DIRECTIONS:
Extract the lines of the material below, beginning with the first and ending with the line that holds "x_end = x_start + timedelta(days=279.5)". Skip every picture.

[Stored dataset items]
++++++++++++++++++++

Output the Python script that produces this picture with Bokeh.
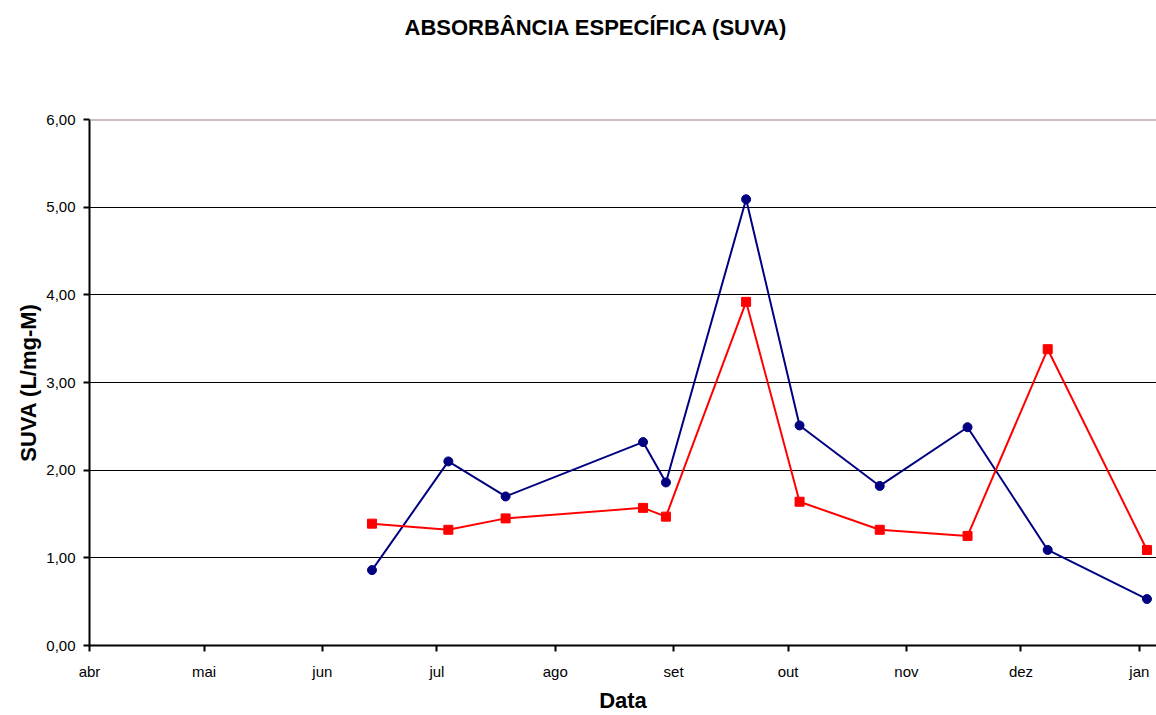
from datetime import datetime, timedelta
from bokeh.plotting import figure
from bokeh.models import FixedTicker, CustomJSTickFormatter, Span, Title
from bokeh.embed import file_html
from bokeh.resources import INLINE

# ---- data ----
dates = [datetime(2007, 6, 14), datetime(2007, 7, 4), datetime(2007, 7, 19),
         datetime(2007, 8, 24), datetime(2007, 8, 30), datetime(2007, 9, 20),
         datetime(2007, 10, 4), datetime(2007, 10, 25), datetime(2007, 11, 17),
         datetime(2007, 12, 8), datetime(2008, 1, 3)]
suva_blue = [0.86, 2.10, 1.70, 2.32, 1.86, 5.09, 2.51, 1.82, 2.49, 1.09, 0.53]
suva_red = [1.39, 1.32, 1.45, 1.57, 1.47, 3.92, 1.64, 1.32, 1.25, 3.38, 1.09]
month_starts = [datetime(2007, m, 1) for m in range(4, 13)] + [datetime(2008, 1, 1)]
month_labels = ["abr", "mai", "jun", "jul", "ago", "set", "out", "nov", "dez", "jan"]
y_ticks = [0, 1, 2, 3, 4, 5, 6]

TITLE = "ABSORBÂNCIA ESPECÍFICA (SUVA)"
X_LABEL = "Data"
Y_LABEL = "SUVA (L/mg-M)"

FONT = "Liberation Sans"

x_start = datetime(2007, 4, 1)
x_end = x_start + timedelta(days=279.5)

p = figure(width=1156, height=715, x_axis_type="datetime",
           x_range=(x_start, x_end), y_range=(0, 6),
           output_backend="svg", toolbar_location=None,
           min_border_left=89, min_border_right=0,
           min_border_top=119, min_border_bottom=70)

p.outline_line_color = None
p.background_fill_color = "white"
p.border_fill_color = "white"

def ms(d):
    return (d - datetime(1970, 1, 1)).total_seconds() * 1000.0

# x axis
xa = p.xaxis[0]
xa.ticker = FixedTicker(ticks=[ms(d) for d in month_starts])
xa.major_label_overrides = {ms(d): lab for d, lab in zip(month_starts, month_labels)}
xa.axis_label = X_LABEL
xa.axis_label_text_font = FONT
xa.axis_label_text_font_size = "22px"
xa.axis_label_text_font_style = "bold"
xa.axis_label_text_color = "black"
xa.axis_label_standoff = 5
xa.major_label_text_font = FONT
xa.major_label_text_font_size = "15px"
xa.major_label_text_color = "black"
xa.major_label_standoff = 11
xa.axis_line_color = "black"
xa.axis_line_width = 2
xa.major_tick_out = 6
xa.major_tick_in = 0
xa.major_tick_line_color = "black"
xa.major_tick_line_width = 2
xa.minor_tick_line_color = None

# y axis
ya = p.yaxis[0]
ya.ticker = FixedTicker(ticks=y_ticks)
ya.formatter = CustomJSTickFormatter(code="return tick.toFixed(2).replace('.', ',');")
ya.axis_label = Y_LABEL
ya.axis_label_text_font = FONT
ya.axis_label_text_font_size = "22px"
ya.axis_label_text_font_style = "bold"
ya.axis_label_text_color = "black"
ya.axis_label_standoff = 2
ya.major_label_text_font = FONT
ya.major_label_text_font_size = "15px"
ya.major_label_text_color = "black"
ya.major_label_standoff = 8
ya.axis_line_color = "black"
ya.axis_line_width = 2
ya.major_tick_out = 6
ya.major_tick_in = 0
ya.major_tick_line_color = "black"
ya.major_tick_line_width = 2
ya.minor_tick_line_color = None

# grids
p.xgrid.grid_line_color = None
p.ygrid.ticker = FixedTicker(ticks=[1, 2, 3, 4, 5])
p.ygrid.grid_line_color = "black"
p.ygrid.grid_line_width = 1.2

p.add_layout(Span(location=6, dimension="width", line_color="#9a8080", line_width=2))

# series
p.line(dates, suva_blue, line_color="#000080", line_width=2)
p.scatter(dates, suva_blue, marker="circle", size=9, fill_color="#000080", line_color="#000080")
p.line(dates, suva_red, line_color="#ff0000", line_width=2)
p.scatter(dates, suva_red, marker="square", size=9, fill_color="#ff0000", line_color="#ff0000")

# title: a blank spacer title next to the frame, the real title stacked above it
p.add_layout(Title(text=" ", text_font_size="10px", standoff=67), "above")
p.add_layout(Title(text=TITLE, align="left", offset=315, standoff=0,
                   text_font=FONT, text_font_size="22px", text_font_style="bold",
                   text_color="black"), "above")

open("out.html", "w").write(file_html(p, INLINE))
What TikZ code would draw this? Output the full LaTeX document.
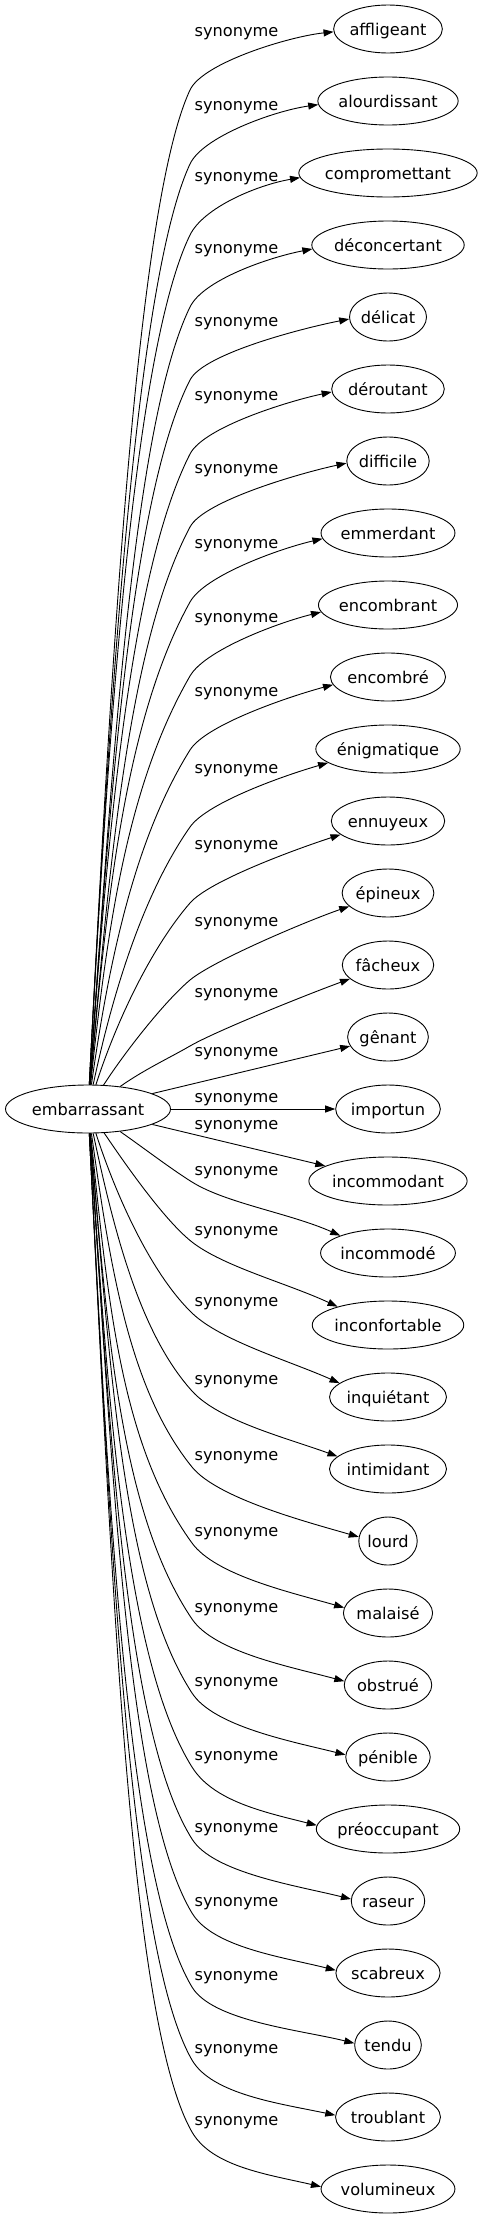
\documentclass[tikz,border=0pt]{standalone}
\usepackage{fontspec}
\newfontfamily\dejavu{DejaVu Sans}
\usetikzlibrary{arrows.meta,shapes.geometric}
\newlength\synw
\newcommand\gfont{\dejavu\fontsize{16.2pt}{19pt}\selectfont}
\tikzset{
  gnode/.style={ellipse, draw, line width=0.9pt, inner sep=0pt, minimum height=48pt, font=\gfont, text height=14pt, text depth=2pt},
  synlab/.style={font=\gfont, inner sep=0pt, anchor=base},
  synedge/.style={line width=0.9pt, -{Triangle[length=10pt,width=7pt]}}
}
\newcommand\tnode[3]{\settowidth\synw{\gfont #3}%
  \node[gnode, minimum width={1.25*\synw+32pt}] (#1) at (388,{-(29+72*#2)}) {#3};}
\newcommand\slab[2]{\node[synlab] (#1) at (236.5,{-(#2+3.5)}) {synonyme};}
% upper edge: target, U.y, out angle, tangent at U, out dist, in dist, arrival angle, target anchor
\newcommand\uedge[8]{%
  \pgfmathsetmacro\inA{#4+180}\pgfmathsetmacro\inB{#7+180}%
  \draw[synedge] (src) to[out=#3,in=\inA,out distance=#5pt,in distance=#6pt] (190,-#2)
    to[out=#4,in=\inB,out distance=30pt,in distance=45pt] (#1.#8);}
\newcommand\ledge[8]{%
  \pgfmathsetmacro\inA{#4+180}\pgfmathsetmacro\inB{#7+180}%
  \draw[synedge] (src) to[out=#3,in=\inA,out distance=#5pt,in distance=#6pt] (192,-#2)
    to[out=#4,in=\inB,out distance=40pt,in distance=55pt] (#1.#8);}
\begin{document}
\begin{tikzpicture}[x=1pt,y=1pt]
\useasboundingbox (0,0) rectangle (486,-2219);
\node[gnode, minimum width=165pt] (src) at (88,-1109) {embarrassant};
\tnode{n0}{0}{affligeant}
\tnode{n1}{1}{alourdissant}
\tnode{n2}{2}{compromettant}
\tnode{n3}{3}{déconcertant}
\tnode{n4}{4}{délicat}
\tnode{n5}{5}{déroutant}
\tnode{n6}{6}{difficile}
\tnode{n7}{7}{emmerdant}
\tnode{n8}{8}{encombrant}
\tnode{n9}{9}{encombré}
\tnode{n10}{10}{énigmatique}
\tnode{n11}{11}{ennuyeux}
\tnode{n12}{12}{épineux}
\tnode{n13}{13}{fâcheux}
\tnode{n14}{14}{gênant}
\tnode{n15}{15}{importun}
\tnode{n16}{16}{incommodant}
\tnode{n17}{17}{incommodé}
\tnode{n18}{18}{inconfortable}
\tnode{n19}{19}{inquiétant}
\tnode{n20}{20}{intimidant}
\tnode{n21}{21}{lourd}
\tnode{n22}{22}{malaisé}
\tnode{n23}{23}{obstrué}
\tnode{n24}{24}{pénible}
\tnode{n25}{25}{préoccupant}
\tnode{n26}{26}{raseur}
\tnode{n27}{27}{scabreux}
\tnode{n28}{28}{tendu}
\tnode{n29}{29}{troublant}
\tnode{n30}{30}{volumineux}
\slab{l0}{33}\slab{l1}{107}\slab{l2}{178}\slab{l3}{250}\slab{l4}{323}
\slab{l5}{397}\slab{l6}{470}\slab{l7}{545}\slab{l8}{619}\slab{l9}{693}
\slab{l10}{770}\slab{l11}{846}\slab{l12}{923}\slab{l13}{994}\slab{l14}{1053}
\slab{l15}{1099}\slab{l16}{1126}\slab{l17}{1172}\slab{l18}{1232}\slab{l19}{1303}
\slab{l20}{1381}\slab{l21}{1457}\slab{l22}{1533}\slab{l23}{1609}\slab{l24}{1683}
\slab{l25}{1757}\slab{l26}{1829}\slab{l27}{1903}\slab{l28}{1977}\slab{l29}{2050}
\slab{l30}{2122}
\uedge{n0}{90}{87}{65}{398}{130}{6}{183}
\uedge{n1}{164}{87}{65}{368}{130}{8}{183}
\uedge{n2}{235}{87}{64}{340}{130}{10}{183}
\uedge{n3}{307}{86}{64}{311}{130}{11}{183}
\uedge{n4}{380}{86}{63}{282}{130}{11}{183}
\uedge{n5}{454}{86}{63}{252}{130}{12}{183}
\uedge{n6}{527}{85}{62}{223}{130}{12}{183}
\uedge{n7}{602}{85}{61}{193}{130}{13}{185}
\uedge{n8}{676}{84}{60}{164}{123}{14}{186}
\uedge{n9}{750}{82}{58}{134}{100}{15}{188}
\uedge{n10}{827}{78}{55}{103}{77}{16}{193}
\uedge{n11}{903}{72}{49}{73}{55}{18}{196}
\uedge{n12}{980}{57}{40}{42}{32}{19}{199}
\uedge{n13}{1046}{35}{30}{30}{25}{20}{200}
\draw[synedge] (src) -- (n14);
\draw[synedge] (src) -- (n15);
\draw[synedge] (src) -- (n16);
\ledge{n17}{1182}{-35}{-32}{30}{25}{-24}{160}
\ledge{n18}{1242}{-56}{-38}{44}{33}{-25}{160}
\ledge{n19}{1313}{-72}{-44}{72}{54}{-24}{164}
\ledge{n20}{1391}{-78}{-48}{103}{77}{-20}{166}
\ledge{n21}{1467}{-82}{-51}{134}{100}{-16}{172}
\ledge{n22}{1543}{-84}{-54}{164}{123}{-16}{173}
\ledge{n23}{1619}{-85}{-56}{194}{130}{-15}{175}
\ledge{n24}{1693}{-85}{-57}{224}{130}{-14}{177}
\ledge{n25}{1767}{-86}{-58}{254}{130}{-14}{177}
\ledge{n26}{1839}{-86}{-58}{282}{130}{-14}{177}
\ledge{n27}{1913}{-86}{-59}{312}{130}{-14}{177}
\ledge{n28}{1987}{-87}{-59}{342}{130}{-14}{177}
\ledge{n29}{2060}{-87}{-60}{371}{130}{-12}{178}
\ledge{n30}{2132}{-87}{-60}{400}{130}{-13}{178}
\end{tikzpicture}
\end{document}
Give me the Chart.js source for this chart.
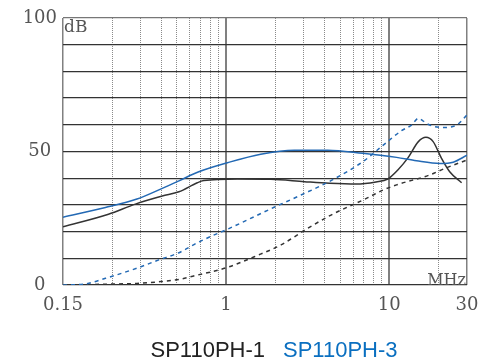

++++++++++++++++++++

ANSWER TO THIS EXERCISE:
Output the Python script that produces this picture with Bokeh.
from datetime import datetime, timedelta
from bokeh.plotting import figure
from bokeh.models import FixedTicker, CustomJSTickFormatter, Span, Title
from bokeh.embed import file_html
from bokeh.resources import INLINE

# ---- data ----
dates = [datetime(2007, 6, 14), datetime(2007, 7, 4), datetime(2007, 7, 19),
         datetime(2007, 8, 24), datetime(2007, 8, 30), datetime(2007, 9, 20),
         datetime(2007, 10, 4), datetime(2007, 10, 25), datetime(2007, 11, 17),
         datetime(2007, 12, 8), datetime(2008, 1, 3)]
suva_blue = [0.86, 2.10, 1.70, 2.32, 1.86, 5.09, 2.51, 1.82, 2.49, 1.09, 0.53]
suva_red = [1.39, 1.32, 1.45, 1.57, 1.47, 3.92, 1.64, 1.32, 1.25, 3.38, 1.09]
month_starts = [datetime(2007, m, 1) for m in range(4, 13)] + [datetime(2008, 1, 1)]
month_labels = ["abr", "mai", "jun", "jul", "ago", "set", "out", "nov", "dez", "jan"]
y_ticks = [0, 1, 2, 3, 4, 5, 6]

TITLE = "ABSORBÂNCIA ESPECÍFICA (SUVA)"
X_LABEL = "Data"
Y_LABEL = "SUVA (L/mg-M)"

FONT = "Liberation Sans"

x_start = datetime(2007, 4, 1)
x_end = x_start + timedelta(days=279.5)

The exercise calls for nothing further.